Le même jour, à l’heure de midi, une distribution de bons de pain a été faite par les de M. le Préfet, à environ trois cents indigents de la population musulmane, à la grande mosquée d’Oran en présence du chef du bureau arabe départemental, du muphti, et du caïd du village nègre.

Ad. Perrier

 

Journal des Pyrénées, 13 janvier 1852

 

Fête à l’hôtel de la préfecture

Dimanche dernier, à huit heures du soir les salons de l’Hôtel de la Préfecture, ornés de fleurs, resplendissant de lumière et décorés avec autant d’élégance que de bon goût, ont été ouverts à la population conviée à la fête brillante donnée par M. Pougeard-Dulimbert.

La grâce et l’élégance des costumes des dames, l’éclat des brillants uniformes de notre brave armée, l’affluence des invités offraient un coup d’œil ravissant. Il serait difficile de décrire tout ce qu’eut d’agréable cette délicieuse soirée, dans une circonstance qui en rehaussait encore tout l’intérêt. C’était une démonstration sympathique, bien flatteuse, dont l’importance n’a dû échapper à personne. Aussi a-t-on remarqué avec bonheur la présence des hommes les plus honorables de tous les partis, qui, aujourd’hui, oubliant le passé, ne forment plus qu’une même famille, la grande famille de l’ordre.

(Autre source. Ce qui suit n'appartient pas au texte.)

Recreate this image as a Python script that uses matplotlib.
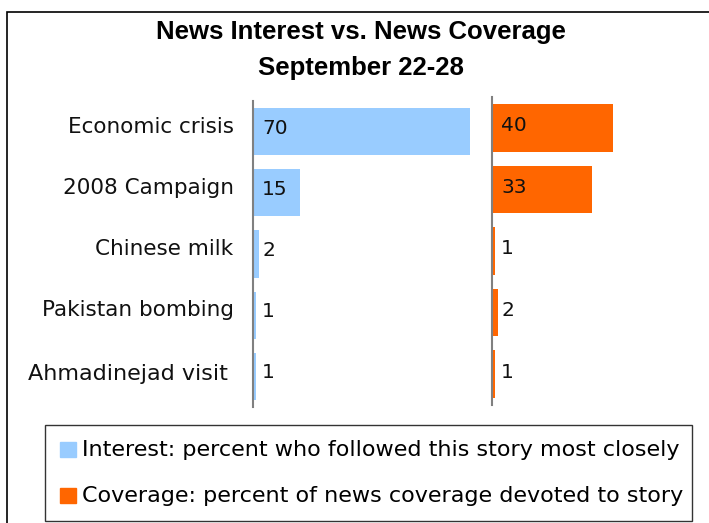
import matplotlib
matplotlib.use("Agg")
import matplotlib.pyplot as plt
from matplotlib.patches import Rectangle

categories = ["Economic crisis", "2008 Campaign", "Chinese milk", "Pakistan bombing", "Ahmadinejad visit"]
interest = [70, 15, 2, 1, 1]
coverage = [40, 33, 1, 2, 1]
title_lines = ["News Interest vs. News Coverage", "September 22-28"]
legend_labels = ["Interest: percent who followed this story most closely",
                 "Coverage: percent of news coverage devoted to story"]

blue = "#99CCFF"
orange = "#FF6600"
W, H = 709, 523
fig = plt.figure(figsize=(W / 100, H / 100), dpi=100)

def fx(px):
    return px / W

def fy(py):
    return 1 - py / H

# outer frame
fig.patches.append(Rectangle((fx(7), fy(530)), fx(720) - fx(7), fy(12) - fy(530),
                             transform=fig.transFigure, fill=False, edgecolor="black", lw=1.2))

fig.text(fx(361), fy(32), title_lines[0], ha="center", va="center", fontsize=18.5,
         fontweight="bold", family="Liberation Sans")
fig.text(fx(361), fy(68), title_lines[1], ha="center", va="center", fontsize=18.5,
         fontweight="bold", family="Liberation Sans")

ypos = list(range(len(categories)))

# left axes (interest)
axL = fig.add_axes([fx(253), fy(407), (75 * 3.1) / W, (407 - 101) / H])
axL.barh(ypos, interest, height=0.77, color=blue)
axL.set_xlim(0, 75)
axL.set_ylim(4.5, -0.5)
# right axes (coverage)
axR = fig.add_axes([fx(492), fy(405), (45 * 3.03) / W, (405 - 97) / H])
axR.barh(ypos, coverage, height=0.77, color=orange)
axR.set_xlim(0, 45)
axR.set_ylim(4.5, -0.5)

for ax, vals, dy in ((axL, interest, 2.5), (axR, coverage, 1.5)):
    for s in ("top", "right", "bottom"):
        ax.spines[s].set_visible(False)
    ax.spines["left"].set_color("#808080")
    ax.spines["left"].set_linewidth(1.5)
    ax.set_xticks([])
    ax.set_yticks([])
    ax.patch.set_alpha(0)
    for y, v in zip(ypos, vals):
        ax.annotate(str(v), (0, y), xytext=(6.5, dy), textcoords="offset points",
                    ha="left", va="center", fontsize=14.5, color="#111111")

# category labels
for i, (y, c) in enumerate(zip(ypos, categories)):
    last = i == len(categories) - 1
    ax_off = -18 if last else -14
    axL.annotate(c, (0, y), xycoords=("axes fraction", "data"),
                 xytext=(ax_off, 3.5 if not last else 2), textcoords="offset points",
                 ha="right", va="center", fontsize=16 if last else 15.5, color="#111111")

# legend box
fig.patches.append(Rectangle((fx(45), fy(521)), fx(692) - fx(45), fy(425) - fy(521),
                             transform=fig.transFigure, fill=False, edgecolor="#333333", lw=1))
for i, (lab, col) in enumerate(zip(legend_labels, [blue, orange])):
    yc = 449.5 + i * 46
    fig.patches.append(Rectangle((fx(60), fy(yc + 7.5)), fx(16), fy(0) - fy(15),
                                 transform=fig.transFigure, color=col))
    fig.text(fx(82), fy(yc), lab, ha="left", va="center", fontsize=16)

fig.savefig("out.png", dpi=100)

La danse a été fort animée toute la nuit et les rafraîchissements de toute sorte servis avec le plus grand luxe.Dulimbert a fait les honneurs de ses salons avec un tact parfait et un goût exquis. Nous croyons être ici l’interprète de la pensée de toutes les personnes qui figuraient à cette fête, la plus belle parmi les plus belles données à la préfecture, en témoignant à notre premier magistrat leur sentiment de reconnaissance, soit pour le plaisir qu’on ya trouvé, soit encore pour les prévenances délicates dont chacun a été l’objet.

La fête s’est terminée à 3 heures du matin, elle ne laissera dans tous les esprits que de bons et bien agréables souvenirs.